Start of Listed records

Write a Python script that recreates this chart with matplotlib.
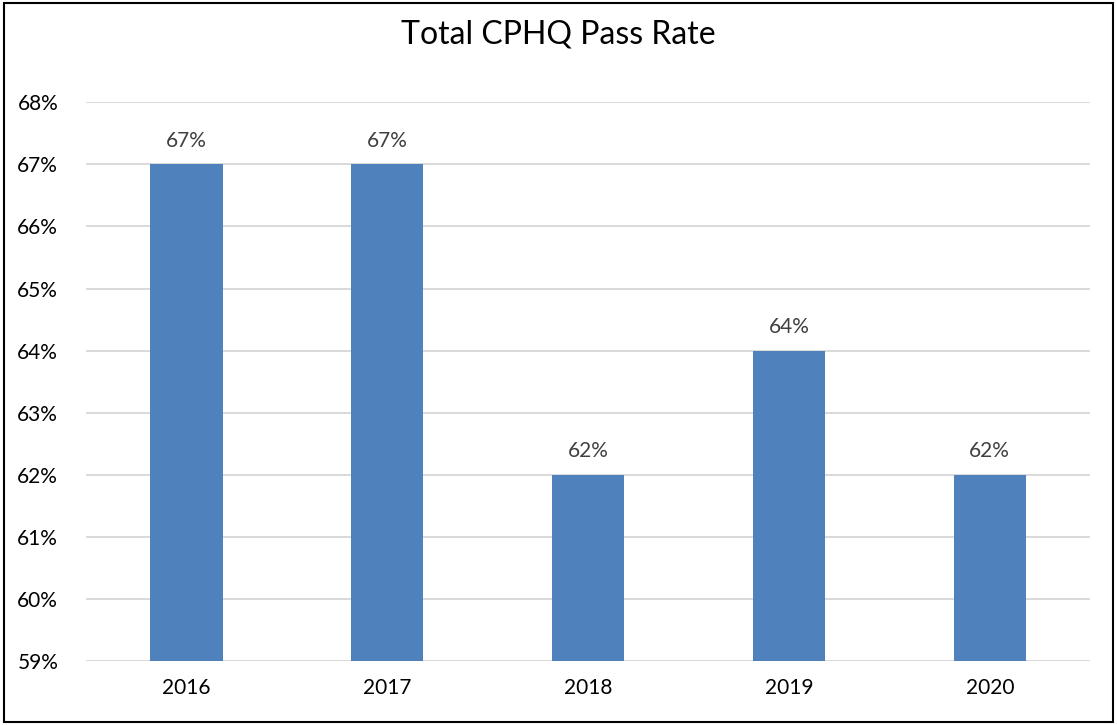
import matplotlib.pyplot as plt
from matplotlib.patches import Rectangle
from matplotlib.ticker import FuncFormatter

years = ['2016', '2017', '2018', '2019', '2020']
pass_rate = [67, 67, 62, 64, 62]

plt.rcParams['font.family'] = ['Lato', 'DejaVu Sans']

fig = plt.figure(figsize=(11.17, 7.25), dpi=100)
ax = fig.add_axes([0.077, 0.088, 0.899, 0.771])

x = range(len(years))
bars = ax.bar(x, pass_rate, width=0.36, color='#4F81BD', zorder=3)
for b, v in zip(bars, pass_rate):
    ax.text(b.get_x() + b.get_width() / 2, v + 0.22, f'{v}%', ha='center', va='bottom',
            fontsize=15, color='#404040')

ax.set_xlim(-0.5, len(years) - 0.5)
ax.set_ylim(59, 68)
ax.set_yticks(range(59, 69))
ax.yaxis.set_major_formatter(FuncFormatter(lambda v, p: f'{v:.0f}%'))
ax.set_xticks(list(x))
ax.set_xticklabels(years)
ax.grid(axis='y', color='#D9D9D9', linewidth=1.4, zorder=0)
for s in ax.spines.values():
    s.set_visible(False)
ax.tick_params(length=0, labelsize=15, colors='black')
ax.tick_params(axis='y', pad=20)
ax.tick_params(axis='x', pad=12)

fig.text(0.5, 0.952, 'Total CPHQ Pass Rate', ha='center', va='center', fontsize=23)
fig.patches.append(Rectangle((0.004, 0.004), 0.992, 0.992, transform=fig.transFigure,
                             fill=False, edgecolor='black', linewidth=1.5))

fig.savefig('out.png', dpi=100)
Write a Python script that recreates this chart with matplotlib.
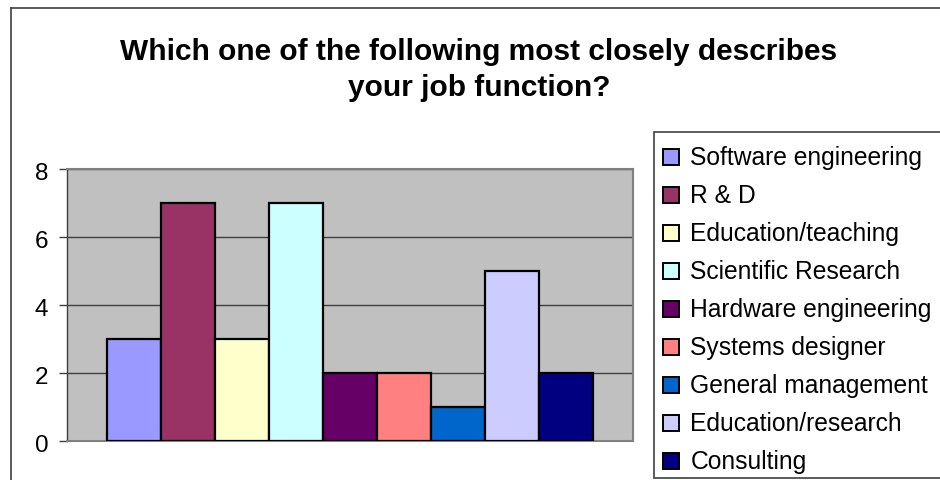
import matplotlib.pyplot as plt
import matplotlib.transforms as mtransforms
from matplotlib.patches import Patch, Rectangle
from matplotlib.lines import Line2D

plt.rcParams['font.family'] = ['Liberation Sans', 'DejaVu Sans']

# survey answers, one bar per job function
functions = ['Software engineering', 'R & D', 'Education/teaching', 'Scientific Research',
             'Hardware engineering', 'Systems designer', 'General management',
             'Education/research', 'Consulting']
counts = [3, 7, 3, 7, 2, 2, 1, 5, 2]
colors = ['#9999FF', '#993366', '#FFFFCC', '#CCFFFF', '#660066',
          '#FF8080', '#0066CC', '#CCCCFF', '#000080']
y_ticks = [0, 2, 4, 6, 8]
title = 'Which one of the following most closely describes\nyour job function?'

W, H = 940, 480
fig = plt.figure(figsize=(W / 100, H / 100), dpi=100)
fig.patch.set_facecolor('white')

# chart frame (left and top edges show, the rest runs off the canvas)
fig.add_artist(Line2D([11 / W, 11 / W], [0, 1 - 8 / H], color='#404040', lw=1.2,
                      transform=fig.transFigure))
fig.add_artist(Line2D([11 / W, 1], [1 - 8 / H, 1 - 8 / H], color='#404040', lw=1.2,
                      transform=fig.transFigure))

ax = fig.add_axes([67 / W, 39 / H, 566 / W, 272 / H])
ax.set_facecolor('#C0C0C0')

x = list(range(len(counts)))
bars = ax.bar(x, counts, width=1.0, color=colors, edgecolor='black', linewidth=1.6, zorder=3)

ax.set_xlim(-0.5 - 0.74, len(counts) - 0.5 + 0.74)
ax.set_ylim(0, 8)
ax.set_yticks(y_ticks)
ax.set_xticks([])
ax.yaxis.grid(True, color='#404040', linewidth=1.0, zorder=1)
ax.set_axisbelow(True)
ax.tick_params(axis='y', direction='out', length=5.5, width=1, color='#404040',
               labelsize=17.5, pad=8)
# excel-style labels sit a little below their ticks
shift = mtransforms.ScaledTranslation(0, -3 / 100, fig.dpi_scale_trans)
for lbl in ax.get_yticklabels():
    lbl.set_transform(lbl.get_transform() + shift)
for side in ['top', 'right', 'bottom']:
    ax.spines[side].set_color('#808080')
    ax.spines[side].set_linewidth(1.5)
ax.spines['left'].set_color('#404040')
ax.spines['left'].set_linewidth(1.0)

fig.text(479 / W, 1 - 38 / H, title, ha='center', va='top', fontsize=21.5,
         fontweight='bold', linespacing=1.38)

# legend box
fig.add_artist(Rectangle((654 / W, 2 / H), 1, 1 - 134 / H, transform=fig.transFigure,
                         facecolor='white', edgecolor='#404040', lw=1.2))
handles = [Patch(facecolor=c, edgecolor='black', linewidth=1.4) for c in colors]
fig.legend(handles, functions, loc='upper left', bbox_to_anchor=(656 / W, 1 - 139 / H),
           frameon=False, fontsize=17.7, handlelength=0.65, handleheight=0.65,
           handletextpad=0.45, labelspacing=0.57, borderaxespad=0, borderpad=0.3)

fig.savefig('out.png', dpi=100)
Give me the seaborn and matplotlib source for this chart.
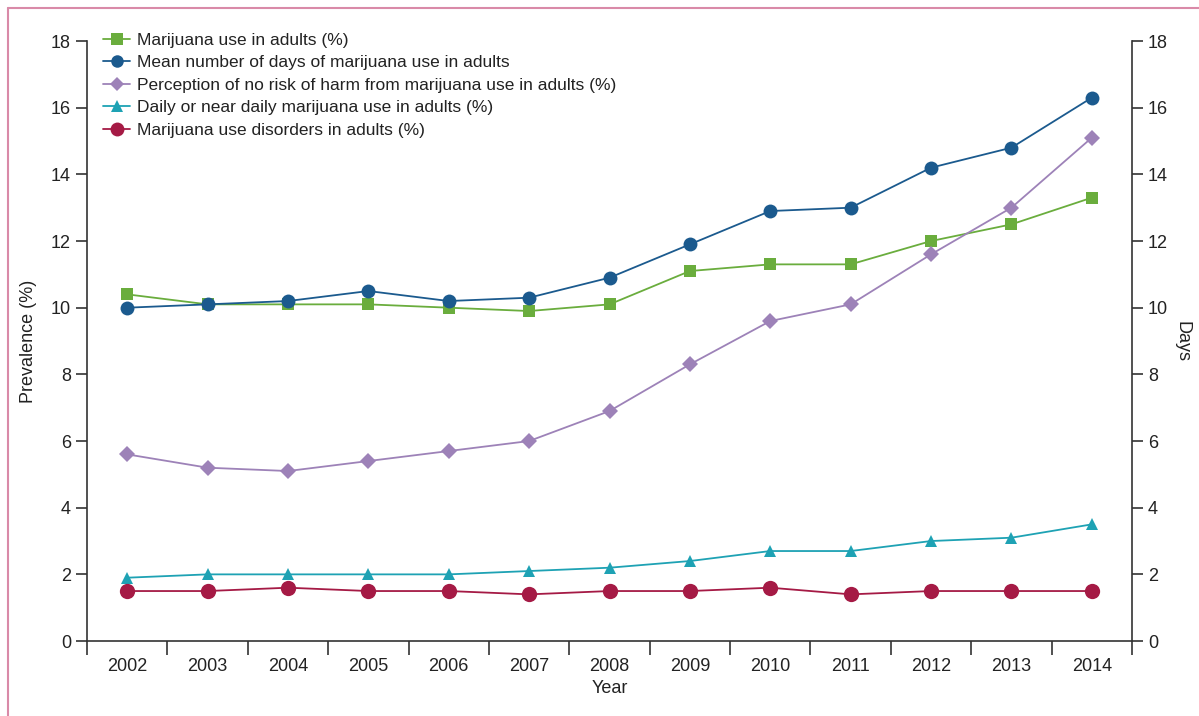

End of Listed records

Work instructions:
Using the listing above, pick out each line that contains the word "chart", then copy it.

Solution below:
Write a Python script that recreates this chart with matplotlib.
Write a Python script that recreates this chart with matplotlib.
# chart frame (left and top edges show, the rest runs off the canvas)
Give me the seaborn and matplotlib source for this chart.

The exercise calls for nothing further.